| Directions |
Gather the lines that hold the string "this".

Figure scripts:
········

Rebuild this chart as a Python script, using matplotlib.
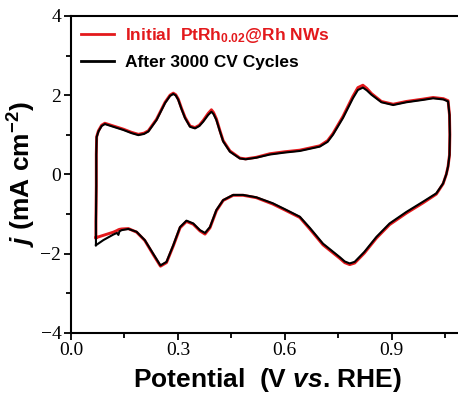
import matplotlib.pyplot as plt
from matplotlib.ticker import MultipleLocator

plt.rcParams['mathtext.fontset'] = 'custom'
plt.rcParams['mathtext.rm'] = 'Liberation Sans:bold'
plt.rcParams['mathtext.bf'] = 'Liberation Sans:bold'
plt.rcParams['mathtext.it'] = 'Liberation Sans:bold:italic'

# potential (V vs RHE), one full CV loop: anodic sweep then cathodic sweep
potential = [0.070, 0.070, 0.071, 0.071, 0.072, 0.077, 0.086, 0.095, 0.119, 0.147,
             0.170, 0.189, 0.205, 0.217, 0.240, 0.264, 0.278, 0.287, 0.294, 0.301,
             0.310, 0.320, 0.334, 0.348, 0.360, 0.371, 0.385, 0.394, 0.400, 0.408,
             0.418, 0.427, 0.446, 0.474, 0.490, 0.520, 0.558, 0.600, 0.642, 0.698,
             0.720, 0.735, 0.763, 0.791, 0.805, 0.819, 0.830, 0.843, 0.871, 0.904,
             0.941, 0.988, 1.016, 1.045, 1.058, 1.062, 1.063, 1.062, 1.058, 1.053,
             1.044, 1.025, 0.988, 0.941, 0.894, 0.857, 0.823, 0.796, 0.782, 0.768,
             0.754, 0.707, 0.670, 0.642, 0.600, 0.566, 0.520, 0.483, 0.455, 0.427,
             0.408, 0.390, 0.376, 0.362, 0.343, 0.324, 0.306, 0.287, 0.268, 0.251,
             0.231, 0.207, 0.184, 0.161, 0.142, 0.136, 0.133, 0.129, 0.119, 0.091,
             0.070]

j_after = [-1.79, -1.20, -0.30, 0.50, 0.94, 1.08, 1.22, 1.27, 1.20, 1.12,
           1.04, 0.99, 1.02, 1.08, 1.37, 1.80, 1.98, 2.03, 1.99, 1.88,
           1.65, 1.42, 1.20, 1.16, 1.22, 1.33, 1.50, 1.58, 1.52, 1.37,
           1.08, 0.83, 0.57, 0.40, 0.38, 0.42, 0.50, 0.55, 0.59, 0.70,
           0.82, 1.00, 1.42, 1.92, 2.13, 2.19, 2.12, 2.01, 1.82, 1.75,
           1.82, 1.88, 1.92, 1.89, 1.84, 1.50, 1.00, 0.49, 0.20, 0.00,
           -0.23, -0.48, -0.69, -0.95, -1.24, -1.58, -1.96, -2.21, -2.25, -2.20,
           -2.09, -1.75, -1.35, -1.07, -0.88, -0.73, -0.58, -0.52, -0.52, -0.65,
           -0.90, -1.33, -1.48, -1.41, -1.24, -1.17, -1.33, -1.79, -2.21, -2.30,
           -2.01, -1.66, -1.45, -1.38, -1.41, -1.44, -1.53, -1.48, -1.52, -1.66,
           -1.79]

j_initial = [-1.60, -1.20, -0.30, 0.50, 0.95, 1.10, 1.24, 1.29, 1.22, 1.14,
             1.06, 1.01, 1.04, 1.10, 1.39, 1.82, 2.00, 2.05, 2.01, 1.90,
             1.67, 1.44, 1.22, 1.18, 1.24, 1.36, 1.54, 1.63, 1.56, 1.40,
             1.10, 0.85, 0.59, 0.41, 0.39, 0.43, 0.52, 0.57, 0.61, 0.72,
             0.85, 1.03, 1.46, 1.97, 2.19, 2.25, 2.17, 2.04, 1.84, 1.77,
             1.84, 1.90, 1.94, 1.91, 1.86, 1.50, 1.00, 0.49, 0.20, 0.00,
             -0.24, -0.50, -0.72, -0.98, -1.27, -1.61, -1.99, -2.24, -2.28, -2.23,
             -2.12, -1.78, -1.38, -1.09, -0.90, -0.75, -0.59, -0.53, -0.53, -0.66,
             -0.92, -1.35, -1.51, -1.43, -1.26, -1.19, -1.35, -1.81, -2.23, -2.32,
             -2.03, -1.67, -1.46, -1.37, -1.38, -1.39, -1.40, -1.42, -1.46, -1.54,
             -1.60]

fig = plt.figure(figsize=(4.58, 3.98), dpi=100)
ax = fig.add_axes([0.155, 0.164, 0.856, 0.796])

ax.plot(potential, j_initial, color='#e3191c', lw=2.1, solid_joinstyle='round',
        label='Initial  PtRh$_{0.02}$@Rh NWs')
ax.plot(potential, j_after, color='black', lw=1.5, solid_joinstyle='round',
        label='After 3000 CV Cycles')

ax.set_xlim(0, 1.1)
ax.set_ylim(-4, 4)
ax.xaxis.set_major_locator(MultipleLocator(0.3))
ax.xaxis.set_minor_locator(MultipleLocator(0.15))
ax.yaxis.set_major_locator(MultipleLocator(2))
ax.yaxis.set_minor_locator(MultipleLocator(1))
ax.xaxis.set_major_formatter(lambda v, p: f'{v:.1f}')
ax.tick_params(which='both', direction='out', width=1.3, labelsize=14, pad=2)
ax.tick_params(which='major', length=5)
ax.tick_params(which='minor', length=3.5)
for lab in ax.get_xticklabels() + ax.get_yticklabels():
    lab.set_family('Liberation Serif')
for s in ax.spines.values():
    s.set_linewidth(1.5)

ax.set_xlabel('Potential  (V $vs$. RHE)', fontsize=19, fontweight='bold',
              family='Liberation Sans', labelpad=5)
ax.set_ylabel('$j$ (mA cm$^{-2}$)', fontsize=19, fontweight='bold',
              family='Liberation Sans', labelpad=2)

leg = ax.legend(loc='upper left', frameon=False, handlelength=1.9, handletextpad=0.6,
                prop={'family': 'Liberation Sans', 'weight': 'bold', 'size': 12.5},
                labelcolor='linecolor', borderaxespad=0.2, labelspacing=0.55)
for h in leg.legend_handles:
    h.set_linewidth(2)

fig.savefig('out.png', dpi=100)
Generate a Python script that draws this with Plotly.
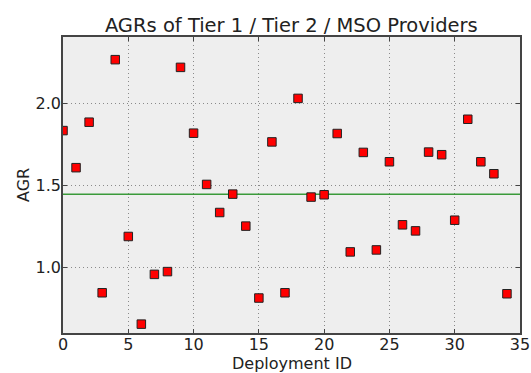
import plotly.graph_objects as go

# Annual growth rate per deployment
deployment_ids = list(range(35))
agr_values = [
    1.833, 1.607, 1.884, 0.845, 2.265, 1.188, 0.654, 0.957, 0.974, 2.218,
    1.817, 1.505, 1.334, 1.446, 1.251, 0.813, 1.764, 0.845, 2.029, 1.428,
    1.442, 1.815, 1.094, 1.700, 1.106, 1.643, 1.259, 1.222, 1.702, 1.686,
    1.287, 1.902, 1.643, 1.570, 0.839,
]
x_ticks = [0, 5, 10, 15, 20, 25, 30, 35]
y_ticks = [1.0, 1.5, 2.0]

mean_agr = sum(agr_values) / len(agr_values)

font_family = "DejaVu Sans"
text_color = "#222222"

fig = go.Figure()

# Mean AGR reference line
fig.add_trace(go.Scatter(
    x=[0, 35], y=[mean_agr, mean_agr],
    mode="lines",
    line=dict(color="#3a9a3a", width=1.5),
    hoverinfo="skip",
    showlegend=False,
))

fig.add_trace(go.Scatter(
    x=deployment_ids, y=agr_values,
    mode="markers",
    marker=dict(symbol="square", size=8.5, color="#ff0000",
                line=dict(color="#222222", width=1)),
    showlegend=False,
))

axis_common = dict(
    showline=True, linecolor="#444444", linewidth=1.5, mirror="ticks",
    ticks="inside", ticklen=4, tickcolor="#444444",
    showgrid=True, gridcolor="#8a8a8a", griddash="1px,3px", gridwidth=1,
    zeroline=False, automargin=False,
    tickfont=dict(family=font_family, size=16, color=text_color),
)

fig.update_xaxes(range=[0, 35], tickvals=x_ticks, ticklabelstandoff=-4, **axis_common)
fig.update_yaxes(range=[0.6, 2.403], tickvals=y_ticks, tickformat=".1f",
                 ticklabelstandoff=-3, **axis_common)

# Axis titles placed relative to the plot area edges
label_font = dict(family=font_family, size=16, color=text_color)
fig.add_annotation(text="Deployment ID", xref="paper", yref="paper",
                   x=0.5, y=0, xanchor="center", yanchor="middle",
                   yshift=-30, showarrow=False, font=label_font)
fig.add_annotation(text="AGR", xref="paper", yref="paper",
                   x=0, y=0.5, xanchor="center", yanchor="middle",
                   xshift=-40, textangle=-90, showarrow=False, font=label_font)

fig.update_layout(
    width=531, height=373,
    margin=dict(l=63, r=11, t=37, b=40),
    paper_bgcolor="white",
    plot_bgcolor="#eeeeee",
    title=dict(
        text="AGRs of Tier 1 / Tier 2 / MSO Providers",
        font=dict(family=font_family, size=19.5, color=text_color),
        x=0.5486, xanchor="center",
        y=1, yref="paper", yanchor="bottom", pad=dict(b=5),
    ),
)

fig.write_html("out.html")
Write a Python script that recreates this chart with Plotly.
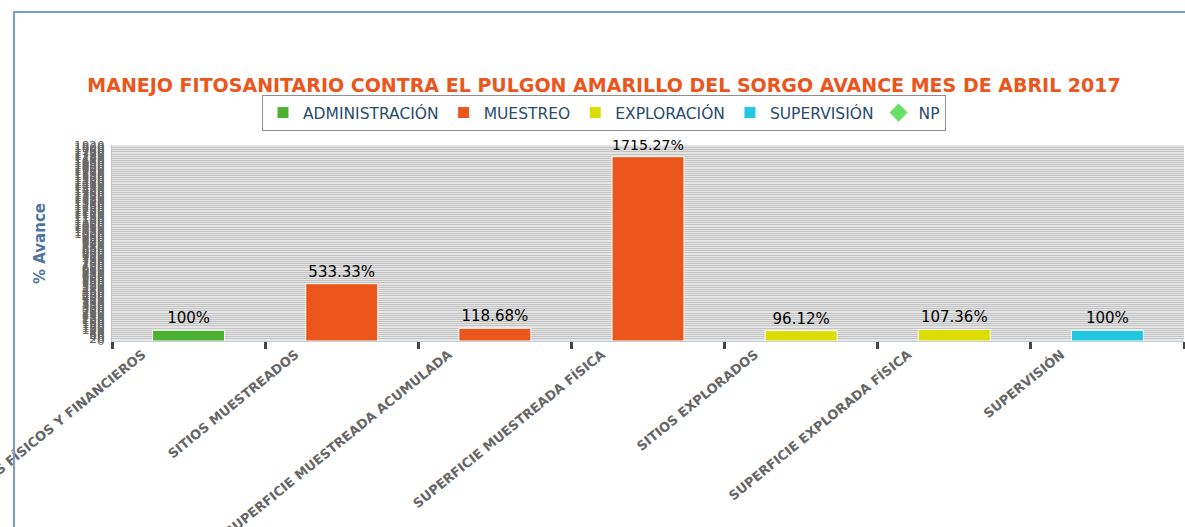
import plotly.graph_objects as go

# ---- data ----
categories = [
    "AVANCES FÍSICOS Y FINANCIEROS",
    "SITIOS MUESTREADOS",
    "SUPERFICIE MUESTREADA ACUMULADA",
    "SUPERFICIE MUESTREADA FÍSICA",
    "SITIOS EXPLORADOS",
    "SUPERFICIE EXPLORADA FÍSICA",
    "SUPERVISIÓN",
]
admin_cats = ["AVANCES FÍSICOS Y FINANCIEROS"]
admin_vals = [100]
muestreo_cats = ["SITIOS MUESTREADOS", "SUPERFICIE MUESTREADA ACUMULADA", "SUPERFICIE MUESTREADA FÍSICA"]
muestreo_vals = [533.33, 118.68, 1715.27]
explor_cats = ["SITIOS EXPLORADOS", "SUPERFICIE EXPLORADA FÍSICA"]
explor_vals = [96.12, 107.36]
superv_cats = ["SUPERVISIÓN"]
superv_vals = [100]

title_text = "MANEJO FITOSANITARIO CONTRA EL PULGON AMARILLO DEL SORGO AVANCE MES DE ABRIL 2017"

FONT = "DejaVu Sans"
W, H = 1185, 527
L, R, T, B = 112, 1, 145, 186
pw, ph = W - L - R, H - T - B


def px_x(p):
    return (p - L) / pw


def px_y(p):
    return (H - B - p) / ph


fig = go.Figure()


def add_bar(name, xs, ys, color):
    fig.add_trace(go.Bar(
        name=name, x=xs, y=ys, width=0.47,
        marker=dict(color=color, line=dict(color="white", width=1)),
        text=[f"{v:g}%" for v in ys], textposition="outside",
        textfont=dict(family=FONT, size=15, color="#000000"),
        cliponaxis=False,
    ))


add_bar("ADMINISTRACIÓN", admin_cats, admin_vals, "#4cb030")
add_bar("MUESTREO", muestreo_cats, muestreo_vals, "#ea561b")
add_bar("EXPLORACIÓN", explor_cats, explor_vals, "#dcdc00")
add_bar("SUPERVISIÓN", superv_cats, superv_vals, "#22c8e0")
fig.add_trace(go.Scatter(
    name="NP", x=[None], y=[None], mode="markers",
    marker=dict(symbol="diamond", size=14, color="#66e066"),
))

fig.update_layout(
    width=W, height=H,
    margin=dict(l=L, r=R, t=T, b=B, autoexpand=False),
    paper_bgcolor="white",
    plot_bgcolor="#e4e4e4",
    barmode="overlay",
    font=dict(family=FONT),
    title=dict(
        text=f"<b>{title_text}</b>",
        font=dict(family=FONT, size=19, color="#ea561b"),
        xref="paper", x=px_x(604), xanchor="center",
        yref="container", y=1 - 85 / H, yanchor="middle",
    ),
    legend=dict(
        orientation="h",
        xref="paper", x=px_x(604), xanchor="center",
        yref="paper", y=px_y(95), yanchor="top",
        bordercolor="#8f8f8f", borderwidth=1,
        bgcolor="white",
        font=dict(family=FONT, size=15.5, color="#274b6d"),
        itemclick=False,
    ),
    xaxis=dict(
        type="category",
        automargin=False,
        categoryorder="array", categoryarray=categories,
        tickson="boundaries",
        ticks="outside", ticklen=7, tickwidth=3, tickcolor="#444444",
        tickangle=-39,
        ticklabelshift=-46,
        tickfont=dict(family=FONT, size=13, color="#666666", weight="bold"),
        showline=True, linecolor="#c0d0e0", linewidth=1,
        showgrid=False,
        range=[-0.5, len(categories) - 0.5],
    ),
    yaxis=dict(
        automargin=False,
        range=[0, 1824],
        tickmode="linear", tick0=0, dtick=20,
        tickfont=dict(family=FONT, size=12, color="#666666"),
        ticklabelstandoff=4,
        showgrid=True, gridcolor="#c4c4c4", gridwidth=1,
        showline=True, linecolor="#c0c0c0", linewidth=1,
        zeroline=False,
    ),
    annotations=[dict(
        text="<b>% Avance</b>", textangle=-90,
        xref="paper", yref="paper", x=px_x(40), y=px_y(244),
        xanchor="center", yanchor="middle", showarrow=False,
        font=dict(family=FONT, size=15, color="#4d759e"),
    )],
    shapes=[
        dict(type="line", xref="paper", yref="paper",
             x0=px_x(13), x1=px_x(1200), y0=px_y(12), y1=px_y(12),
             line=dict(color="#7a9cc8", width=2)),
        dict(type="line", xref="paper", yref="paper",
             x0=px_x(14), x1=px_x(14), y0=px_y(12), y1=px_y(540),
             line=dict(color="#7a9cc8", width=2)),
    ],
    showlegend=True,
)

fig.write_html("out.html")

········

| Solution to the problem |
Rebuild this chart as a Python script, using matplotlib.
Generate a Python script that draws this with Plotly.
Write a Python script that recreates this chart with Plotly.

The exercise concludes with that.